XVIII Domingo Do Tempo Comum

Com insuperável didática, utilizando a figura material da
multiplicação dos pães, o Divino Mestre prepara o povo para a
aceitação do verdadeiro “pão da vida”, anunciado através dos séculos.

Por Mons. João S. Clá Dias, EP

O verdadeiro Pão descido do Céu

Após a primeira multiplicação dos pães, o povo ficara de fato entusiasmado com Jesus, por ter provado um alimento de qualidade jamais vista. Sem dúvida, saído das mãos do Divino Redentor, foi esse o pão mais excelente da História, assim como o fora, por certo, o vinho das Bodas de Caná. E esse manjar de inigualável sabor deve ter produzido inclusive efeitos altamente benéficos para a saúde, e proporcionado condições especiais para a prática da virtude, ademais de uma grande consolação espiritual, como figura que era da Eucaristia.

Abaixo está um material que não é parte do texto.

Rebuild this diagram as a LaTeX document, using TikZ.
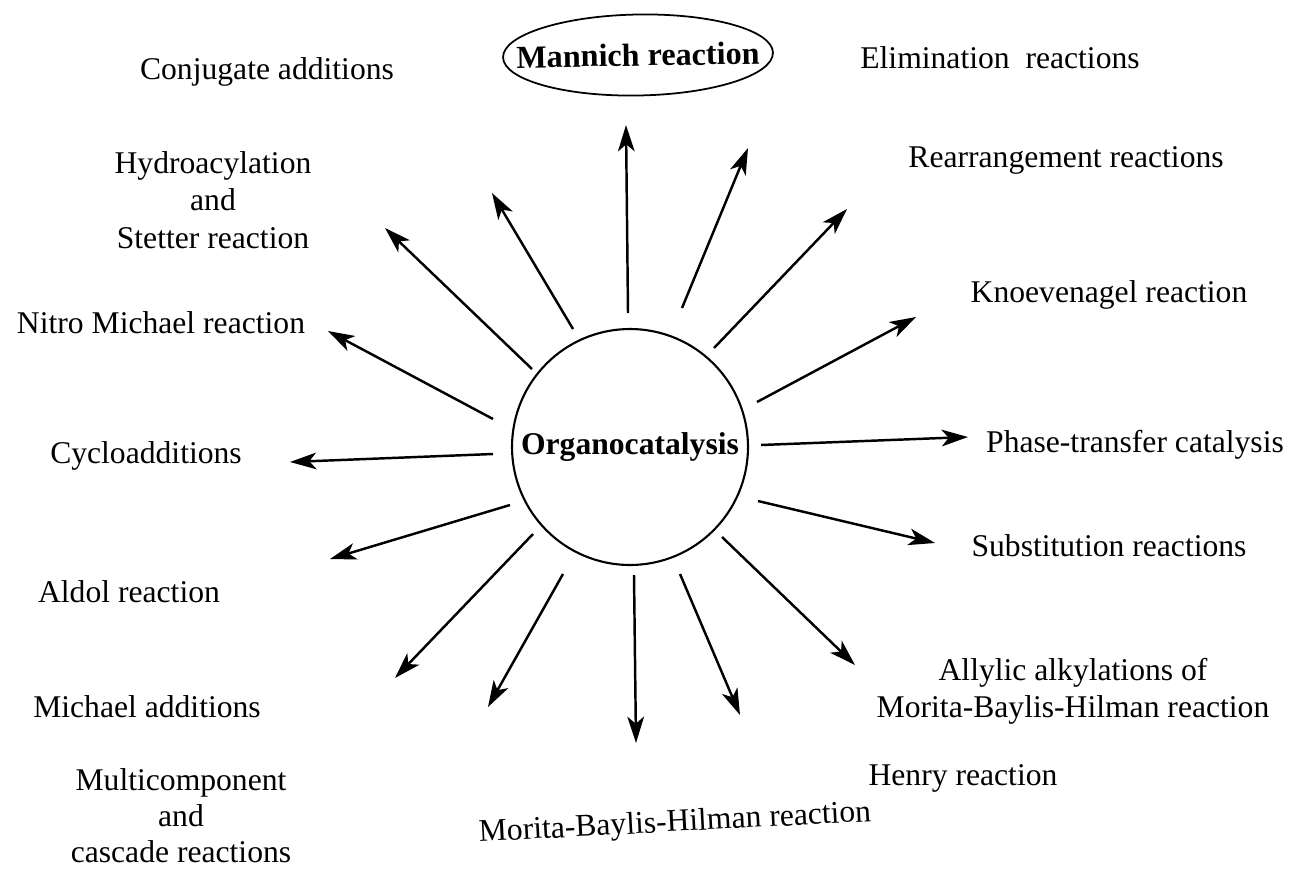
\documentclass[tikz,border=0pt]{standalone}
\usepackage{fontspec}
\setmainfont{Liberation Serif}
\usetikzlibrary{arrows.meta,shapes.geometric}
\begin{document}
\begin{tikzpicture}[x=0.02cm,y=-0.02cm,
  lbl/.style={font=\fontsize{18}{21}\selectfont, align=center, inner sep=0pt},
  arr/.style={-{Stealth[length=15pt,width=9.5pt,inset=4pt]}, line width=1.4pt},
]
\useasboundingbox (0,0) rectangle (1294,869);

% centre
\node[circle, draw, line width=1.2pt, minimum size=4.72cm, inner sep=0pt,
      font=\fontsize{18}{21}\selectfont\bfseries] (org) at (630,447) {Organocatalysis};

% labels
\node[ellipse, draw, line width=1pt, minimum width=5.4cm, minimum height=1.62cm, inner sep=0pt,
      font=\fontsize{18.3}{21}\selectfont\bfseries, rotate=1] (mann) at (638,55) {\makebox[0pt]{Mannich reaction}};
\node[lbl] (elim) at (1000,58) {Elimination\ \ reactions};
\node[lbl] (conj) at (267,72) {Conjugate additions};
\node[lbl] (rear) at (1066,160) {Rearrangement reactions};
\node[lbl, font=\fontsize{18}{21.5}\selectfont] (hydro) at (213,200) {Hydroacylation\\and\\Stetter reaction};
\node[lbl] (knoe) at (1109,295) {Knoevenagel reaction};
\node[lbl] (nitro) at (161,323) {Nitro Michael reaction};
\node[lbl] (cyclo) at (146,456) {Cycloadditions};
\node[lbl] (ptc) at (1135,445) {Phase-transfer catalysis};
\node[lbl] (subst) at (1109,546) {Substitution reactions};
\node[lbl] (aldol) at (129,592) {Aldol reaction};
\node[lbl] (allyl) at (1073,691) {Allylic alkylations of\\Morita-Baylis-Hilman reaction};
\node[lbl] (mich) at (147,707) {Michael additions};
\node[lbl] (henry) at (963,778) {Henry reaction};
\node[lbl, font=\fontsize{18}{20.5}\selectfont] (multi) at (181,816) {Multicomponent\\and\\cascade reactions};
\node[lbl, rotate=3] (mbh) at (675,824) {Morita-Baylis-Hilman reaction};

% arrow ends
\coordinate (sN)   at (628,313); \coordinate (tN)   at (626,125);
\coordinate (sNNE) at (682,308); \coordinate (tNNE) at (748,148);
\coordinate (sNE)  at (714,348); \coordinate (tNE)  at (847,209);
\coordinate (sENE) at (757,402); \coordinate (tENE) at (916,317);
\coordinate (sE)   at (761,445); \coordinate (tE)   at (968,437);
\coordinate (sESE) at (758,501); \coordinate (tESE) at (935,543);
\coordinate (sSE)  at (722,537); \coordinate (tSE)  at (855,665);
\coordinate (sSSE) at (680,574); \coordinate (tSSE) at (740,715);
\coordinate (sS)   at (634,575); \coordinate (tS)   at (636,743);
\coordinate (sSSW) at (563,574); \coordinate (tSSW) at (488,707);
\coordinate (sSW)  at (533,534); \coordinate (tSW)  at (395,678);
\coordinate (sWSW) at (510,505); \coordinate (tWSW) at (330,559);
\coordinate (sW)   at (493,454); \coordinate (tW)   at (290,462);
\coordinate (sWNW) at (493,419); \coordinate (tWNW) at (328,331);
\coordinate (sNW)  at (532,369); \coordinate (tNW)  at (385,228);
\coordinate (sNNW) at (573,329); \coordinate (tNNW) at (492,193);

\foreach \d in {N,NNE,NE,ENE,E,ESE,SE,SSE,S,SSW,SW,WSW,W,WNW,NW,NNW}
  \draw[arr] (s\d) -- (t\d);
\end{tikzpicture}
\end{document}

“Estais Me procurando… porque comestes pão”

Naquele tempo, 24 quando a multidão viu que Jesus não estava ali,
nem os seus discípulos, subiram às barcas e foram à procura de
Jesus, em Cafarnaum.

No dia seguinte, tomada por essas cogitações, a multidão não pensou em outra coisa senão em seguir o Mestre, ávida de saborear de novo aquele pão. Imaginava, talvez, que Nosso Senhor multiplicaria sempre os pães e os peixes, na esperança de não precisar mais trabalhar para o sustento diário, esquecendo-se da sentença divina: “Comerás o teu pão com o suor do teu rosto” (Gn 3, 19).

Ora, fora a turba informada de que ao entardecer os discípulos haviam partido de barco rumo a Cafarnaum e depois o Mestre saíra na mesma direção. Desconheciam, no entanto, que Jesus caminhara sobre as águas e Se unira a eles de madrugada (cf. Jo 6, 16-21).

25 Quando O encontraram no outro lado do mar, perguntaram-Lhe:
“Rabi, quando chegaste aqui?” 26 Jesus respondeu: “Em verdade,
em verdade, Eu vos digo: estais Me procurando não porque vistes
sinais, mas porque comestes pão e ficastes satisfeitos”.

Ao se depararem com Jesus, ficaram surpresos: Ele não havia subido na barca com os discípulos, como então chegara ali?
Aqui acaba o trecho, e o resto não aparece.